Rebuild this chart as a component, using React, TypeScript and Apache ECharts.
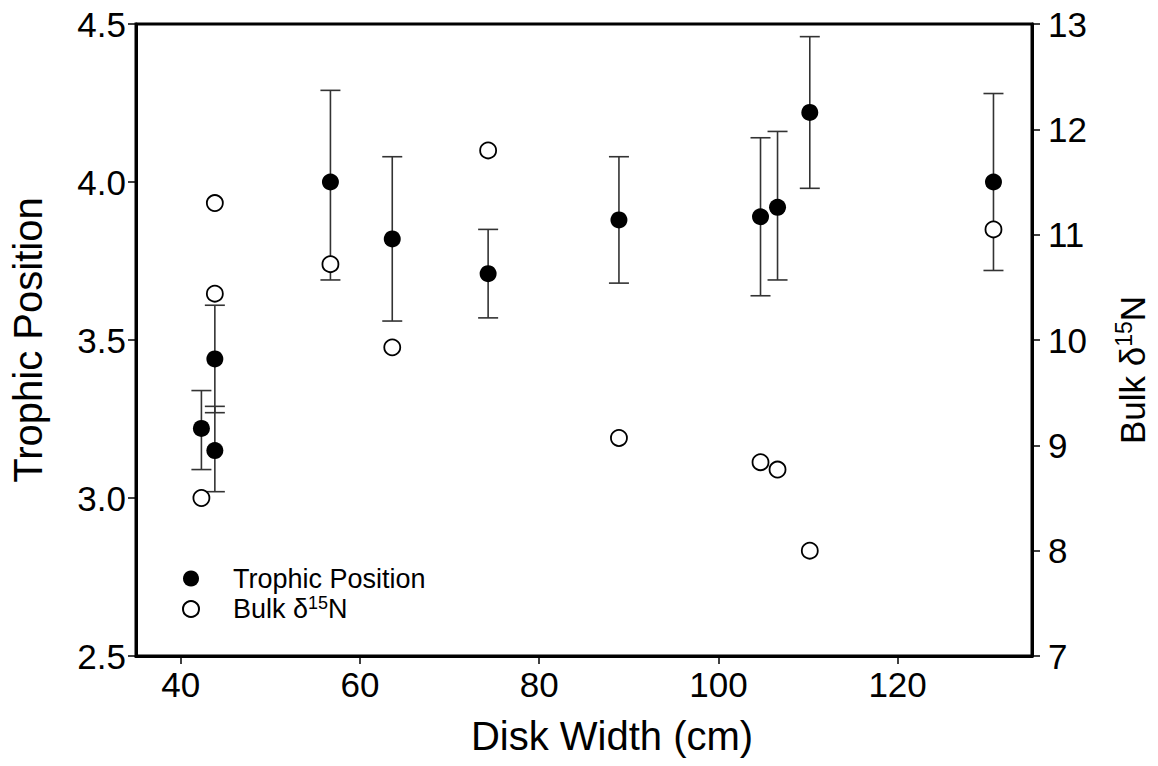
import React, { useEffect, useRef } from "react";
import * as echarts from "echarts";

const diskWidth = [42.3, 43.8, 43.8, 56.7, 63.6, 74.3, 88.9, 104.7, 106.6, 110.2, 130.7];
const trophicPosition = [3.22, 3.44, 3.15, 4.0, 3.82, 3.71, 3.88, 3.89, 3.92, 4.22, 4.0];
const tpLow = [3.09, 3.27, 3.02, 3.69, 3.56, 3.57, 3.68, 3.64, 3.69, 3.98, 3.72];
const tpHigh = [3.34, 3.61, 3.29, 4.29, 4.08, 3.85, 4.08, 4.14, 4.16, 4.46, 4.28];
const bulkN15 = [8.5, 11.3, 10.44, 10.72, 9.93, 11.8, 9.07, 8.84, 8.77, 8.0, 11.05];
const xTicks = [40, 60, 80, 100, 120];

const FONT = "'Liberation Sans', Arial, Helvetica, sans-serif";

export default function App() {
  const ref = useRef<HTMLDivElement>(null);
  useEffect(() => {
    if (!ref.current) return;
    const chart = echarts.init(ref.current, null, { renderer: "svg" });
    const tpData = diskWidth.map((x, i) => [x, trophicPosition[i]]);
    const nData = diskWidth.map((x, i) => [x, bulkN15[i]]);
    const errData = diskWidth.map((x, i) => [x, tpLow[i], tpHigh[i]]);
    const axisLine = { show: true, onZero: false, lineStyle: { color: "#000", width: 3 } };
    const axisTick = { show: true, inside: false, length: 8, lineStyle: { color: "#000", width: 1.5 } };
    const labelStyle = { color: "#000", fontSize: 35, fontFamily: FONT };
    chart.setOption({
      animation: false,
      backgroundColor: "#fff",
      textStyle: { fontFamily: FONT },
      grid: {
        left: 133,
        right: 126,
        top: 24,
        bottom: 110,
        show: true,
        borderColor: "#000",
        borderWidth: 3,
        backgroundColor: "transparent",
      },
      legend: {
        left: 182,
        top: 565,
        padding: 0,
        orient: "vertical",
        itemWidth: 16,
        itemHeight: 16,
        itemGap: 2,
        data: ["Trophic Position", "Bulk δ15N"],
        formatter: (name: string) =>
          name === "Bulk δ15N" ? "{g|}{a|Bulk δ}{s|15}{a|N}" : "{g|}{a|" + name + "}",
        textStyle: {
          color: "#000",
          fontFamily: FONT,
          rich: {
            g: { width: 29, height: 30 },
            a: { fontSize: 27, lineHeight: 30, color: "#000", fontFamily: FONT },
            s: { fontSize: 18, verticalAlign: "top", lineHeight: 30, color: "#000", fontFamily: FONT },
          },
        },
      },
      xAxis: {
        type: "value",
        min: 35,
        max: 135,
        name: "Disk Width (cm)",
        nameLocation: "middle",
        nameGap: 60,
        nameTextStyle: { color: "#000", fontSize: 40, fontFamily: FONT, padding: [0, 0, 0, 56] },
        axisLine,
        axisTick: { ...axisTick, customValues: xTicks },
        axisLabel: { ...labelStyle, margin: 11, customValues: xTicks },
        splitLine: { show: false },
      },
      yAxis: [
        {
          type: "value",
          position: "left",
          min: 2.5,
          max: 4.5,
          interval: 0.5,
          name: "Trophic Position",
          nameLocation: "middle",
          nameGap: 88,
          nameTextStyle: { color: "#000", fontSize: 40, fontFamily: FONT },
          axisLine,
          axisTick,
          axisLabel: { ...labelStyle, margin: 10, formatter: (v: number) => v.toFixed(1) },
          splitLine: { show: false },
        },
        {
          type: "value",
          position: "right",
          min: 7,
          max: 13,
          interval: 1,
          name: "{a|Bulk δ}{s|15}{a|N}",
          nameLocation: "middle",
          nameRotate: 90,
          nameGap: 80,
          nameTextStyle: {
            color: "#000",
            fontFamily: FONT,
            padding: [0, 60, 0, 0],
            rich: {
              a: { fontSize: 35, lineHeight: 40, color: "#000", fontFamily: FONT },
              s: { fontSize: 23, verticalAlign: "top", lineHeight: 40, color: "#000", fontFamily: FONT },
            },
          },
          axisLine,
          axisTick,
          axisLabel: { ...labelStyle, margin: 16 },
          splitLine: { show: false },
        },
      ],
      series: [
        {
          type: "custom",
          name: "err",
          xAxisIndex: 0,
          yAxisIndex: 0,
          data: errData,
          encode: { x: 0, y: [1, 2] },
          z: 1,
          renderItem: (params: any, api: any) => {
            const x = api.value(0);
            const lo = api.coord([x, api.value(1)]);
            const hi = api.coord([x, api.value(2)]);
            const hw = 10;
            const style = { stroke: "#333", lineWidth: 1.6 };
            return {
              type: "group",
              children: [
                { type: "line", shape: { x1: lo[0], y1: lo[1], x2: hi[0], y2: hi[1] }, style },
                { type: "line", shape: { x1: hi[0] - hw, y1: hi[1], x2: hi[0] + hw, y2: hi[1] }, style },
                { type: "line", shape: { x1: lo[0] - hw, y1: lo[1], x2: lo[0] + hw, y2: lo[1] }, style },
              ],
            };
          },
        },
        {
          type: "scatter",
          name: "Bulk δ15N",
          yAxisIndex: 1,
          data: nData,
          symbol: "circle",
          symbolSize: 16,
          z: 2,
          itemStyle: { color: "#fff", borderColor: "#000", borderWidth: 1.8, opacity: 1 },
        },
        {
          type: "scatter",
          name: "Trophic Position",
          yAxisIndex: 0,
          data: tpData,
          symbol: "circle",
          symbolSize: 17,
          z: 3,
          itemStyle: { color: "#000", opacity: 1 },
        },
      ],
    });
    return () => chart.dispose();
  }, []);
  return (
    <div
      ref={ref}
      style={{ position: "absolute", left: 0, top: 0, width: 1158, height: 766, background: "#fff" }}
    />
  );
}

● What you have to do: Reproduce the full listing above verbatim, with no pictures included.

● Right answer:
Rebuild this chart as a component, using React, TypeScript and Apache ECharts.
import React, { useEffect, useRef } from "react";
import * as echarts from "echarts";

const diskWidth = [42.3, 43.8, 43.8, 56.7, 63.6, 74.3, 88.9, 104.7, 106.6, 110.2, 130.7];
const trophicPosition = [3.22, 3.44, 3.15, 4.0, 3.82, 3.71, 3.88, 3.89, 3.92, 4.22, 4.0];
const tpLow = [3.09, 3.27, 3.02, 3.69, 3.56, 3.57, 3.68, 3.64, 3.69, 3.98, 3.72];
const tpHigh = [3.34, 3.61, 3.29, 4.29, 4.08, 3.85, 4.08, 4.14, 4.16, 4.46, 4.28];
const bulkN15 = [8.5, 11.3, 10.44, 10.72, 9.93, 11.8, 9.07, 8.84, 8.77, 8.0, 11.05];
const xTicks = [40, 60, 80, 100, 120];

const FONT = "'Liberation Sans', Arial, Helvetica, sans-serif";

export default function App() {
  const ref = useRef<HTMLDivElement>(null);
  useEffect(() => {
    if (!ref.current) return;
    const chart = echarts.init(ref.current, null, { renderer: "svg" });
    const tpData = diskWidth.map((x, i) => [x, trophicPosition[i]]);
    const nData = diskWidth.map((x, i) => [x, bulkN15[i]]);
    const errData = diskWidth.map((x, i) => [x, tpLow[i], tpHigh[i]]);
    const axisLine = { show: true, onZero: false, lineStyle: { color: "#000", width: 3 } };
    const axisTick = { show: true, inside: false, length: 8, lineStyle: { color: "#000", width: 1.5 } };
    const labelStyle = { color: "#000", fontSize: 35, fontFamily: FONT };
    chart.setOption({
      animation: false,
      backgroundColor: "#fff",
      textStyle: { fontFamily: FONT },
      grid: {
        left: 133,
        right: 126,
        top: 24,
        bottom: 110,
        show: true,
        borderColor: "#000",
        borderWidth: 3,
        backgroundColor: "transparent",
      },
      legend: {
        left: 182,
        top: 565,
        padding: 0,
        orient: "vertical",
        itemWidth: 16,
        itemHeight: 16,
        itemGap: 2,
        data: ["Trophic Position", "Bulk δ15N"],
        formatter: (name: string) =>
          name === "Bulk δ15N" ? "{g|}{a|Bulk δ}{s|15}{a|N}" : "{g|}{a|" + name + "}",
        textStyle: {
          color: "#000",
          fontFamily: FONT,
          rich: {
            g: { width: 29, height: 30 },
            a: { fontSize: 27, lineHeight: 30, color: "#000", fontFamily: FONT },
            s: { fontSize: 18, verticalAlign: "top", lineHeight: 30, color: "#000", fontFamily: FONT },
          },
        },
      },
      xAxis: {
        type: "value",
        min: 35,
        max: 135,
        name: "Disk Width (cm)",
        nameLocation: "middle",
        nameGap: 60,
        nameTextStyle: { color: "#000", fontSize: 40, fontFamily: FONT, padding: [0, 0, 0, 56] },
        axisLine,
        axisTick: { ...axisTick, customValues: xTicks },
        axisLabel: { ...labelStyle, margin: 11, customValues: xTicks },
        splitLine: { show: false },
      },
      yAxis: [
        {
          type: "value",
          position: "left",
          min: 2.5,
          max: 4.5,
          interval: 0.5,
          name: "Trophic Position",
          nameLocation: "middle",
          nameGap: 88,
          nameTextStyle: { color: "#000", fontSize: 40, fontFamily: FONT },
          axisLine,
          axisTick,
          axisLabel: { ...labelStyle, margin: 10, formatter: (v: number) => v.toFixed(1) },
          splitLine: { show: false },
        },
        {
          type: "value",
          position: "right",
          min: 7,
          max: 13,
          interval: 1,
          name: "{a|Bulk δ}{s|15}{a|N}",
          nameLocation: "middle",
          nameRotate: 90,
          nameGap: 80,
          nameTextStyle: {
            color: "#000",
            fontFamily: FONT,
            padding: [0, 60, 0, 0],
            rich: {
              a: { fontSize: 35, lineHeight: 40, color: "#000", fontFamily: FONT },
              s: { fontSize: 23, verticalAlign: "top", lineHeight: 40, color: "#000", fontFamily: FONT },
            },
          },
          axisLine,
          axisTick,
          axisLabel: { ...labelStyle, margin: 16 },
          splitLine: { show: false },
        },
      ],
      series: [
        {
          type: "custom",
          name: "err",
          xAxisIndex: 0,
          yAxisIndex: 0,
          data: errData,
          encode: { x: 0, y: [1, 2] },
          z: 1,
          renderItem: (params: any, api: any) => {
            const x = api.value(0);
            const lo = api.coord([x, api.value(1)]);
            const hi = api.coord([x, api.value(2)]);
            const hw = 10;
            const style = { stroke: "#333", lineWidth: 1.6 };
            return {
              type: "group",
              children: [
                { type: "line", shape: { x1: lo[0], y1: lo[1], x2: hi[0], y2: hi[1] }, style },
                { type: "line", shape: { x1: hi[0] - hw, y1: hi[1], x2: hi[0] + hw, y2: hi[1] }, style },
                { type: "line", shape: { x1: lo[0] - hw, y1: lo[1], x2: lo[0] + hw, y2: lo[1] }, style },
              ],
            };
          },
        },
        {
          type: "scatter",
          name: "Bulk δ15N",
          yAxisIndex: 1,
          data: nData,
          symbol: "circle",
          symbolSize: 16,
          z: 2,
          itemStyle: { color: "#fff", borderColor: "#000", borderWidth: 1.8, opacity: 1 },
        },
        {
          type: "scatter",
          name: "Trophic Position",
          yAxisIndex: 0,
          data: tpData,
          symbol: "circle",
          symbolSize: 17,
          z: 3,
          itemStyle: { color: "#000", opacity: 1 },
        },
      ],
    });
    return () => chart.dispose();
  }, []);
  return (
    <div
      ref={ref}
      style={{ position: "absolute", left: 0, top: 0, width: 1158, height: 766, background: "#fff" }}
    />
  );
}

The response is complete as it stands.